En outre, nous veillons à accompagner les développeurs et les utilisateurs, en publiant régulièrement des conseils et des guides. Notre but est notamment de sensibiliser les entreprises utilisatrices d’IA sur l’intérêt qu’elles ont à utiliser des outils permettant que les données injectées dans l’IA restent stockées au sein des serveurs de l’entreprise ‒ et ce, pour éviter la transmission d’informations à des prestataires externes, qu’il s’agisse de données personnelles ou industrielles.

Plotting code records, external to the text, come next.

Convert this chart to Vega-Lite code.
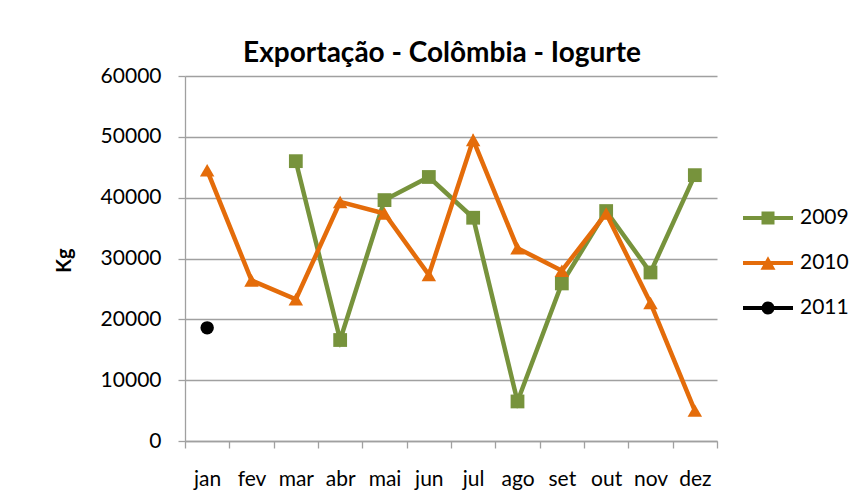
{
  "$schema": "https://vega.github.io/schema/vega-lite/v6.json",
  "autosize": "none",
  "width": 532,
  "height": 365,
  "padding": {"left": 185, "top": 76, "right": 149, "bottom": 63},
  "background": "white",
  "title": {
    "text": "Exportação - Colômbia - Iogurte",
    "font": "Lato",
    "fontSize": 28,
    "fontWeight": "bold",
    "color": "black",
    "anchor": "middle",
    "frame": "group",
    "baseline": "alphabetic",
    "offset": -25,
    "dx": -9
  },
  "data": {
    "values": [
      {"mes": "mar", "ano": "2009", "kg": 46000},
      {"mes": "abr", "ano": "2009", "kg": 16600},
      {"mes": "mai", "ano": "2009", "kg": 39600},
      {"mes": "jun", "ano": "2009", "kg": 43400},
      {"mes": "jul", "ano": "2009", "kg": 36700},
      {"mes": "ago", "ano": "2009", "kg": 6500},
      {"mes": "set", "ano": "2009", "kg": 25900},
      {"mes": "out", "ano": "2009", "kg": 37800},
      {"mes": "nov", "ano": "2009", "kg": 27700},
      {"mes": "dez", "ano": "2009", "kg": 43700},
      {"mes": "jan", "ano": "2010", "kg": 44500},
      {"mes": "fev", "ano": "2010", "kg": 26400},
      {"mes": "mar", "ano": "2010", "kg": 23300},
      {"mes": "abr", "ano": "2010", "kg": 39300},
      {"mes": "mai", "ano": "2010", "kg": 37400},
      {"mes": "jun", "ano": "2010", "kg": 27300},
      {"mes": "jul", "ano": "2010", "kg": 49500},
      {"mes": "ago", "ano": "2010", "kg": 31700},
      {"mes": "set", "ano": "2010", "kg": 28000},
      {"mes": "out", "ano": "2010", "kg": 37400},
      {"mes": "nov", "ano": "2010", "kg": 22700},
      {"mes": "dez", "ano": "2010", "kg": 5000},
      {"mes": "jan", "ano": "2011", "kg": 18600}
    ]
  },
  "encoding": {
    "x": {
      "field": "mes",
      "type": "nominal",
      "sort": ["jan", "fev", "mar", "abr", "mai", "jun", "jul", "ago", "set", "out", "nov", "dez"],
      "scale": {"paddingInner": 0, "paddingOuter": 0},
      "axis": {
        "title": null,
        "labelAngle": 0,
        "labelFont": "Lato",
        "labelFontSize": 21,
        "labelColor": "black",
        "labelPadding": 20,
        "tickBand": "extent",
        "tickSize": 7,
        "tickColor": "#A0A0A0",
        "domainColor": "#A0A0A0",
        "domainWidth": 1.3,
        "tickWidth": 1.3,
        "grid": false
      }
    },
    "y": {
      "field": "kg",
      "type": "quantitative",
      "scale": {"domain": [0, 60000], "nice": false},
      "axis": {
        "title": "Kg",
        "titleFont": "Lato",
        "titleFontSize": 20,
        "titleFontWeight": "bold",
        "titleColor": "black",
        "titleAngle": -90,
        "titleX": -121,
        "titleY": 184,
        "titleAlign": "center",
        "titleBaseline": "middle",
        "values": [0, 10000, 20000, 30000, 40000, 50000, 60000],
        "format": "d",
        "labelFont": "Lato",
        "labelFontSize": 21,
        "labelColor": "black",
        "labelPadding": 17,
        "tickSize": 7,
        "tickColor": "#A0A0A0",
        "domainColor": "#A0A0A0",
        "domainWidth": 1.3,
        "tickWidth": 1.3,
        "grid": true,
        "gridColor": "#A0A0A0",
        "gridWidth": 1.3
      }
    },
    "color": {
      "field": "ano",
      "type": "nominal",
      "scale": {"domain": ["2009", "2010", "2011"], "range": ["#77933C", "#E46C0A", "#000000"]},
      "legend": {
        "title": null,
        "orient": "none",
        "legendX": 558,
        "legendY": 117,
        "padding": 0,
        "symbolSize": 2500,
        "labelFont": "Lato",
        "labelFontSize": 21,
        "labelColor": "black",
        "labelOffset": 7,
        "rowPadding": 10,
        "encode": {
          "symbols": {
            "update": {
              "stroke": {"value": "transparent"},
              "strokeWidth": {"value": 0},
              "opacity": {"value": 1}
            }
          }
        }
      }
    }
  },
  "layer": [
    {
      "mark": {"type": "point", "filled": true, "size": 0, "opacity": 1},
      "encoding": {
        "shape": {
          "field": "ano",
          "type": "nominal",
          "scale": {
            "domain": ["2009", "2010", "2011"],
            "range": [
              "M-1,-0.08H1V0.08H-1Z M-0.26,-0.26H0.26V0.26H-0.26Z",
              "M-1,-0.08H1V0.08H-1Z M0,-0.27L0.3,0.27H-0.3Z",
              "M-1,-0.08H1V0.08H-1Z M-0.26,0A0.26,0.26 0 1,1 0.26,0A0.26,0.26 0 1,1 -0.26,0Z"
            ]
          }
        }
      }
    },
    {
      "mark": {"type": "line", "strokeWidth": 4.5, "strokeJoin": "miter"}
    },
    {
      "transform": [{"filter": "datum.ano === '2009'"}],
      "mark": {"type": "point", "shape": "square", "filled": true, "opacity": 1, "size": 190}
    },
    {
      "transform": [{"filter": "datum.ano === '2010'"}],
      "mark": {"type": "point", "shape": "triangle-up", "filled": true, "opacity": 1, "size": 210}
    },
    {
      "transform": [{"filter": "datum.ano === '2011'"}],
      "mark": {"type": "point", "shape": "circle", "filled": true, "opacity": 1, "size": 180}
    }
  ],
  "config": {
    "view": {"stroke": null}
  }
}
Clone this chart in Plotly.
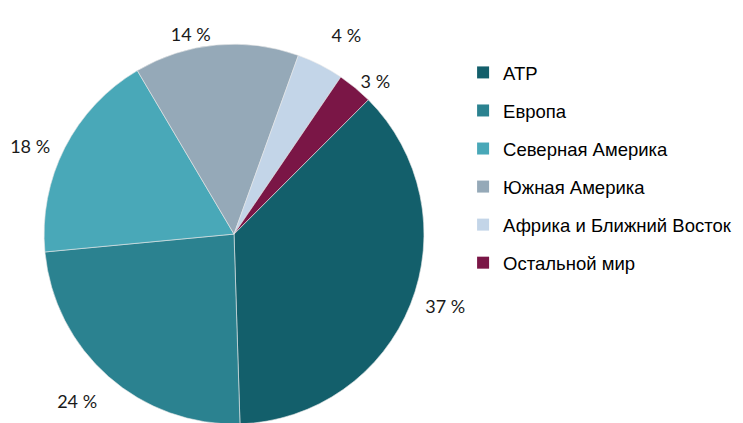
import plotly.graph_objects as go

labels = ["АТР", "Европа", "Северная Америка", "Южная Америка", "Африка и Ближний Восток", "Остальной мир"]
values = [37, 24, 18, 14, 4, 3]
colors = ["#135f6b", "#2b8290", "#49a8b8", "#95a9b8", "#c3d5e8", "#7a1646"]

# per-slice label templates (extra blank line / spaces push labels a bit further out)
NB = "\u00a0"
label_templates = [
    NB * 2 + "%{value} %",            # АТР (right side)
    NB + "<br>%{value} %",            # Европа (bottom)
    "%{value} %" + NB * 2,            # Северная Америка (left)
    "%{value} %",                     # Южная Америка (top)
    "%{value} %<br>" + NB,            # Африка (top)
    "%{value} %",                     # Остальной мир (top)
]

fig = go.Figure()
fig.add_trace(go.Pie(
    labels=labels,
    values=values,
    sort=False,
    direction="clockwise",
    rotation=45,
    showlegend=False,
    marker=dict(colors=colors, line=dict(color="#e8e8e8", width=0.6)),
    texttemplate=label_templates,
    textposition="outside",
    outsidetextfont=dict(family="Lato, Open Sans, sans-serif", size=18, color="#1a1a1a"),
    domain=dict(x=[0.0482, 0.5602], y=[0.0165, 0.9145]),
    hoverinfo="label+percent",
))

# legend entries (one per category, same colours as the slices)
for lab, col in zip(labels, colors):
    fig.add_trace(go.Scatter(
        x=[None], y=[None], mode="markers", name=lab, legendgroup=lab,
        marker=dict(symbol="square", size=12, color=col),
        showlegend=True, hoverinfo="skip",
    ))

fig.update_layout(
    width=743, height=423,
    margin=dict(l=0, r=0, t=0, b=0, autoexpand=False),
    paper_bgcolor="white",
    plot_bgcolor="white",
    xaxis=dict(visible=False),
    yaxis=dict(visible=False),
    showlegend=True,
    legend=dict(
        x=0.6125, y=0.622, xanchor="left", yanchor="middle",
        font=dict(family="Liberation Sans, Arial, sans-serif", size=18.5, color="#000000"),
        itemwidth=30,
        tracegroupgap=11,
        bgcolor="rgba(0,0,0,0)",
    ),
)

fig.write_html("out.html")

Nous avons également créé un bac à sable, afin que les entreprises et les administrations puissent poser leurs questions en lien avec des cas d’usage précis.

Nous serons, dans un second temps, en capacité d’auditer et de contrôler les utilisations d’IA génératives, afin de nous assurer de la protection des droits et des libertés.

Nous souhaitons soutenir et sensibiliser les acteurs de l’écosystème de l’IA, en France et en Europe

Pour les salariés, il y a encore très peu de moyens de s’éduquer sur l’usage de l’IA. Quels sont les risques à surveiller ?  

Tout d’abord, nous préconisons d’éviter de développer de l’IA simplement pour le plaisir de le faire. C’est une technologie sensible qui doit répondre à un besoin particulier. Cela requiert donc de bien définir les cas dans lesquels elle sera sollicitée.

Ensuite, la formation des équipes est essentielle pour bien comprendre le fonctionnement d’un système d’IA, et pouvoir ainsi en mesurer les limites. L’IA se nourrit des données contenues dans les prompts des utilisateurs, ce qui lui permet de se perfectionner à mesure qu’elle est utilisée. Le groupe Samsung en a fait les frais en 2023, lorsque des ingénieurs du groupe ont alimenté ChatGPT de données internes confidentielles.